Data extract

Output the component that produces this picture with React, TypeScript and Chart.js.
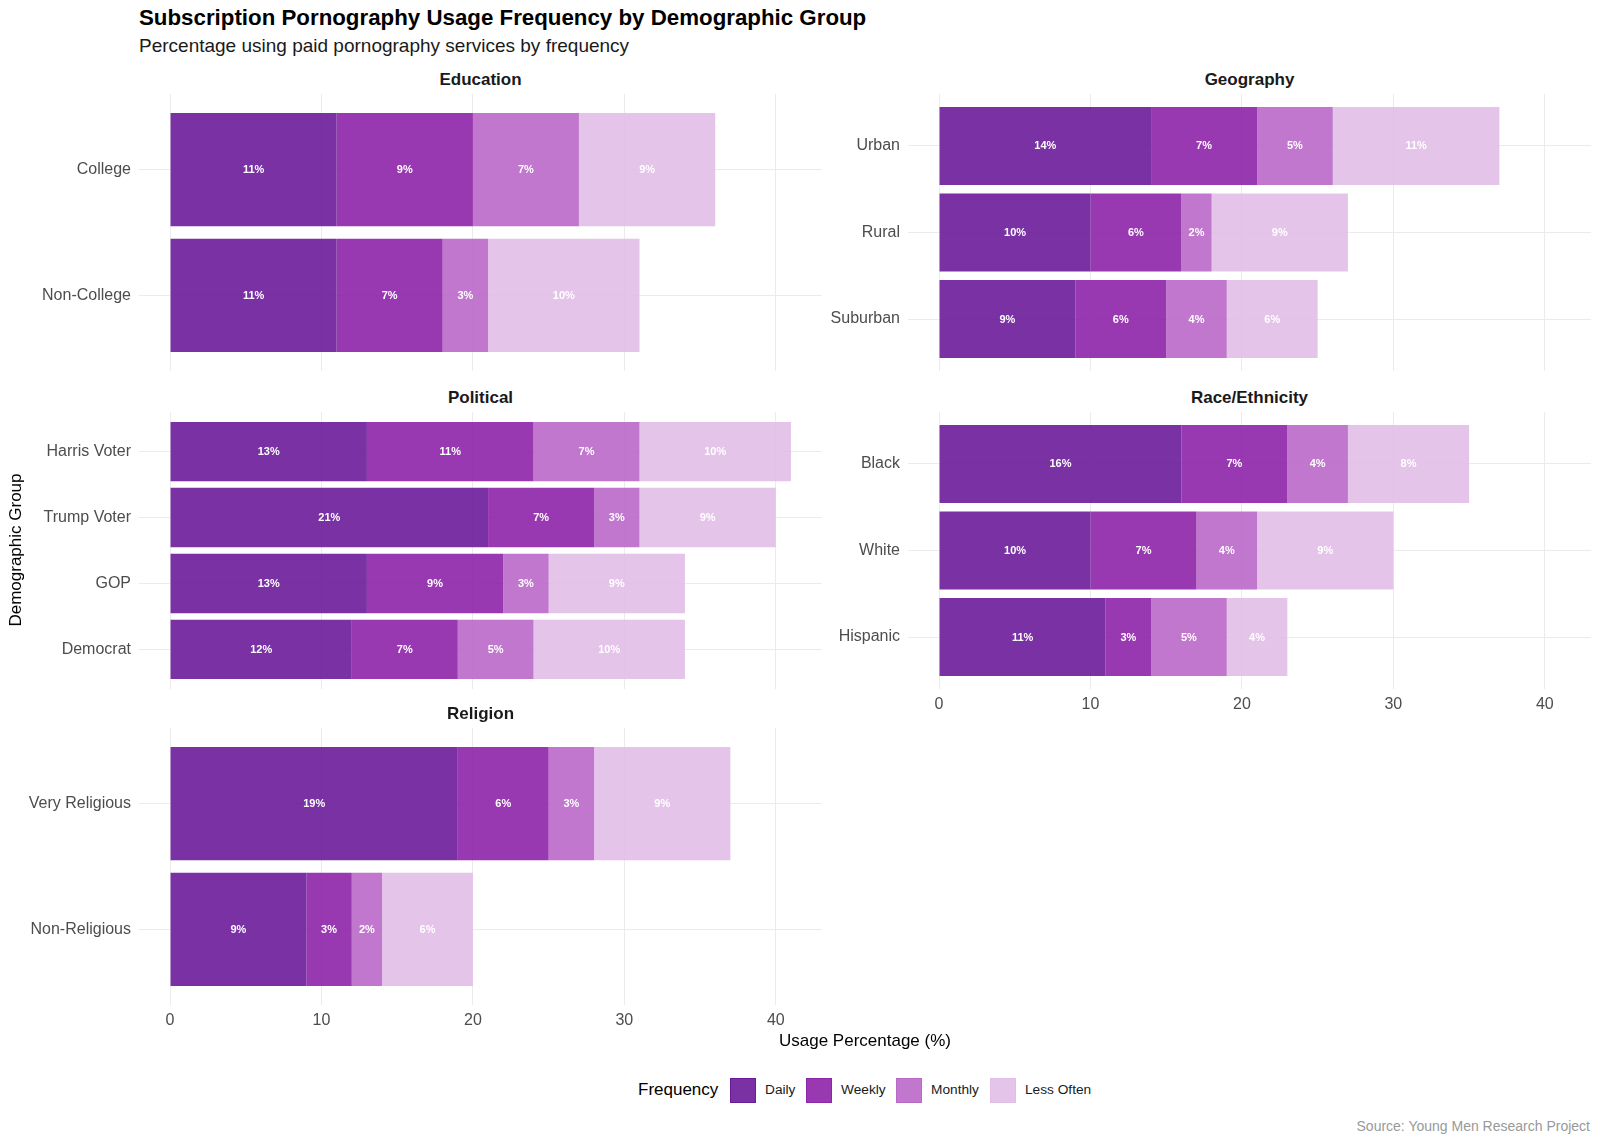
import React, { useEffect, useRef } from 'react'
import { Chart, registerables } from 'chart.js'

Chart.register(...registerables)

const FONT = '"Liberation Sans", Arial, Helvetica, sans-serif'
Chart.defaults.font.family = FONT

// ---- data ----
const frequencies = ['Daily', 'Weekly', 'Monthly', 'Less Often']

const educationGroups = ['College', 'Non-College']
const educationDaily = [11, 11]
const educationWeekly = [9, 7]
const educationMonthly = [7, 3]
const educationLessOften = [9, 10]

const geographyGroups = ['Urban', 'Rural', 'Suburban']
const geographyDaily = [14, 10, 9]
const geographyWeekly = [7, 6, 6]
const geographyMonthly = [5, 2, 4]
const geographyLessOften = [11, 9, 6]

const politicalGroups = ['Harris Voter', 'Trump Voter', 'GOP', 'Democrat']
const politicalDaily = [13, 21, 13, 12]
const politicalWeekly = [11, 7, 9, 7]
const politicalMonthly = [7, 3, 3, 5]
const politicalLessOften = [10, 9, 9, 10]

const raceGroups = ['Black', 'White', 'Hispanic']
const raceDaily = [16, 10, 11]
const raceWeekly = [7, 7, 3]
const raceMonthly = [4, 4, 5]
const raceLessOften = [8, 9, 4]

const religionGroups = ['Very Religious', 'Non-Religious']
const religionDaily = [19, 9]
const religionWeekly = [6, 3]
const religionMonthly = [3, 2]
const religionLessOften = [9, 6]

const xTicks = [0, 10, 20, 30, 40]

// ---- styling ----
const strokes = ['#6A1B9A', '#8E24AA', '#BA68C8', '#E1BEE7']
const fills = [
  'rgba(106,27,154,0.9)',
  'rgba(142,36,170,0.9)',
  'rgba(186,104,200,0.9)',
  'rgba(225,190,231,0.9)',
]

const panels = [
  { name: 'Education', groups: educationGroups, series: [educationDaily, educationWeekly, educationMonthly, educationLessOften], col: 0, row: 0, showX: false },
  { name: 'Geography', groups: geographyGroups, series: [geographyDaily, geographyWeekly, geographyMonthly, geographyLessOften], col: 1, row: 0, showX: false },
  { name: 'Political', groups: politicalGroups, series: [politicalDaily, politicalWeekly, politicalMonthly, politicalLessOften], col: 0, row: 1, showX: false },
  { name: 'Race/Ethnicity', groups: raceGroups, series: [raceDaily, raceWeekly, raceMonthly, raceLessOften], col: 1, row: 1, showX: true },
  { name: 'Religion', groups: religionGroups, series: [religionDaily, religionWeekly, religionMonthly, religionLessOften], col: 0, row: 2, showX: true },
]

// shared x range, ggplot style 5% expansion
const maxTotal = Math.max(
  ...panels.flatMap(p => p.groups.map((_, i) => p.series.reduce((s, arr) => s + arr[i], 0)))
)
const xMin = -maxTotal * 0.05
const xMax = maxTotal * 1.05

const PANEL_LEFT = [139, 908]
const PANEL_W = 683
const PANEL_TOP = [94, 412, 728]
const PANEL_H = 277
const Y_W = 120
const X_H = 30

const segmentLabels = {
  id: 'segmentLabels',
  afterDatasetsDraw(chart: any) {
    const { ctx } = chart
    ctx.save()
    ctx.font = `bold 11px ${FONT}`
    ctx.fillStyle = '#ffffff'
    ctx.textAlign = 'center'
    ctx.textBaseline = 'middle'
    chart.data.datasets.forEach((ds: any, di: number) => {
      const meta = chart.getDatasetMeta(di)
      meta.data.forEach((el: any, i: number) => {
        const v = ds.data[i].x
        if (!v) return
        const p = el.getCenterPoint()
        ctx.fillText(`${v}%`, p.x, p.y + 0.5)
      })
    })
    ctx.restore()
  },
}

type PanelProps = {
  groups: string[]
  series: number[][]
  showX: boolean
  left: number
  top: number
}

const Panel = ({ groups, series, showX, left, top }: PanelProps) => {
  const canvasRef = useRef<HTMLCanvasElement>(null)

  useEffect(() => {
    if (!canvasRef.current) return
    const n = groups.length

    const chart = new Chart(canvasRef.current, {
      type: 'bar',
      data: {
        datasets: frequencies.map((f, k) => ({
          label: f,
          data: groups.map((_, i) => ({ x: series[k][i], y: i + 1 })),
          backgroundColor: fills[k],
          borderWidth: 0,
          categoryPercentage: 1,
          barPercentage: 0.9,
        })),
      },
      options: {
        indexAxis: 'y',
        animation: false,
        responsive: false,
        maintainAspectRatio: false,
        layout: { padding: 0 },
        plugins: {
          legend: { display: false },
          tooltip: { enabled: false },
        },
        scales: {
          x: {
            type: 'linear',
            stacked: true,
            min: xMin,
            max: xMax,
            afterBuildTicks: (s: any) => {
              s.ticks = xTicks.map(v => ({ value: v }))
            },
            afterFit: (s: any) => {
              s.height = showX ? X_H : 0
              s.paddingLeft = 0
              s.paddingRight = 0
            },
            grid: { color: '#ebebeb', lineWidth: 1, drawTicks: false },
            border: { display: false },
            ticks: {
              display: showX,
              autoSkip: false,
              maxRotation: 0,
              color: '#4d4d4d',
              font: { size: 16 },
              padding: 6,
            },
          },
          y: {
            type: 'linear',
            stacked: true,
            reverse: true,
            offset: false,
            min: 0.4,
            max: n + 0.6,
            afterBuildTicks: (s: any) => {
              s.ticks = groups.map((_, i) => ({ value: i + 1 }))
            },
            afterFit: (s: any) => {
              s.width = Y_W
              s.paddingTop = 0
              s.paddingBottom = 0
            },
            grid: { color: '#ebebeb', lineWidth: 1, drawTicks: false, offset: false },
            border: { display: false },
            ticks: {
              autoSkip: false,
              color: '#4d4d4d',
              font: { size: 16 },
              padding: 8,
              callback: (v: any) => groups[Math.round(Number(v)) - 1] ?? '',
            },
          },
        },
      },
      plugins: [segmentLabels],
    } as any)

    return () => {
      chart.destroy()
    }
  }, [groups, series, showX])

  const w = Y_W + PANEL_W
  const h = PANEL_H + (showX ? X_H : 0)
  return (
    <canvas
      ref={canvasRef}
      width={w}
      height={h}
      style={{ position: 'absolute', left: left - Y_W, top, width: w, height: h }}
    />
  )
}

const text = (s: React.CSSProperties): React.CSSProperties => ({
  position: 'absolute',
  whiteSpace: 'nowrap',
  fontFamily: FONT,
  color: '#000000',
  ...s,
})

const App = () => {
  return (
    <div style={{ position: 'absolute', left: 0, top: 0, width: 1600, height: 1143, background: '#ffffff', overflow: 'hidden' }}>
      <div style={text({ left: 139, top: 5, fontSize: 22.3, fontWeight: 'bold', lineHeight: '26px' })}>
        Subscription Pornography Usage Frequency by Demographic Group
      </div>
      <div style={text({ left: 139, top: 34, fontSize: 19, lineHeight: '24px', color: '#1a1a1a' })}>
        Percentage using paid pornography services by frequency
      </div>

      {panels.map(p => (
        <React.Fragment key={p.name}>
          <div
            style={text({
              left: PANEL_LEFT[p.col],
              width: PANEL_W,
              textAlign: 'center',
              top: PANEL_TOP[p.row] - 25,
              fontSize: 17,
              fontWeight: 'bold',
              lineHeight: '22px',
              color: '#1a1a1a',
            })}
          >
            {p.name}
          </div>
          <Panel
            groups={p.groups}
            series={p.series}
            showX={p.showX}
            left={PANEL_LEFT[p.col]}
            top={PANEL_TOP[p.row]}
          />
        </React.Fragment>
      ))}

      <div style={text({ left: 765, width: 200, textAlign: 'center', top: 1030, fontSize: 17, lineHeight: '22px' })}>
        Usage Percentage (%)
      </div>
      <div
        style={text({
          left: 16 - 100,
          width: 200,
          textAlign: 'center',
          top: 550 - 11,
          fontSize: 17,
          lineHeight: '22px',
          transform: 'rotate(-90deg)',
        })}
      >
        Demographic Group
      </div>

      <div style={text({ left: 638, top: 1079, fontSize: 17, lineHeight: '22px' })}>Frequency</div>
      {frequencies.map((f, k) => {
        const keyX = [730, 806, 896, 990][k]
        return (
          <React.Fragment key={f}>
            <div
              style={{
                position: 'absolute',
                left: keyX,
                top: 1078,
                width: 24,
                height: 23,
                background: fills[k],
                border: `1px solid ${strokes[k]}`,
              }}
            />
            <div style={text({ left: keyX + 35, top: 1081, fontSize: 13.7, lineHeight: '18px', color: '#1a1a1a' })}>{f}</div>
          </React.Fragment>
        )
      })}

      <div style={text({ right: 10, top: 1117, fontSize: 14, lineHeight: '18px', color: '#999999' })}>
        Source: Young Men Research Project
      </div>
    </div>
  )
}

export default App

Your task
Begin at the top of the material above and output each line exactly, stopping after the line that holds "const politicalLessOften = [10, 9, 9, 10]". Leave out pictures.

Exercise output
Output the component that produces this picture with React, TypeScript and Chart.js.
import React, { useEffect, useRef } from 'react'
import { Chart, registerables } from 'chart.js'

Chart.register(...registerables)

const FONT = '"Liberation Sans", Arial, Helvetica, sans-serif'
Chart.defaults.font.family = FONT

// ---- data ----
const frequencies = ['Daily', 'Weekly', 'Monthly', 'Less Often']

const educationGroups = ['College', 'Non-College']
const educationDaily = [11, 11]
const educationWeekly = [9, 7]
const educationMonthly = [7, 3]
const educationLessOften = [9, 10]

const geographyGroups = ['Urban', 'Rural', 'Suburban']
const geographyDaily = [14, 10, 9]
const geographyWeekly = [7, 6, 6]
const geographyMonthly = [5, 2, 4]
const geographyLessOften = [11, 9, 6]

const politicalGroups = ['Harris Voter', 'Trump Voter', 'GOP', 'Democrat']
const politicalDaily = [13, 21, 13, 12]
const politicalWeekly = [11, 7, 9, 7]
const politicalMonthly = [7, 3, 3, 5]
const politicalLessOften = [10, 9, 9, 10]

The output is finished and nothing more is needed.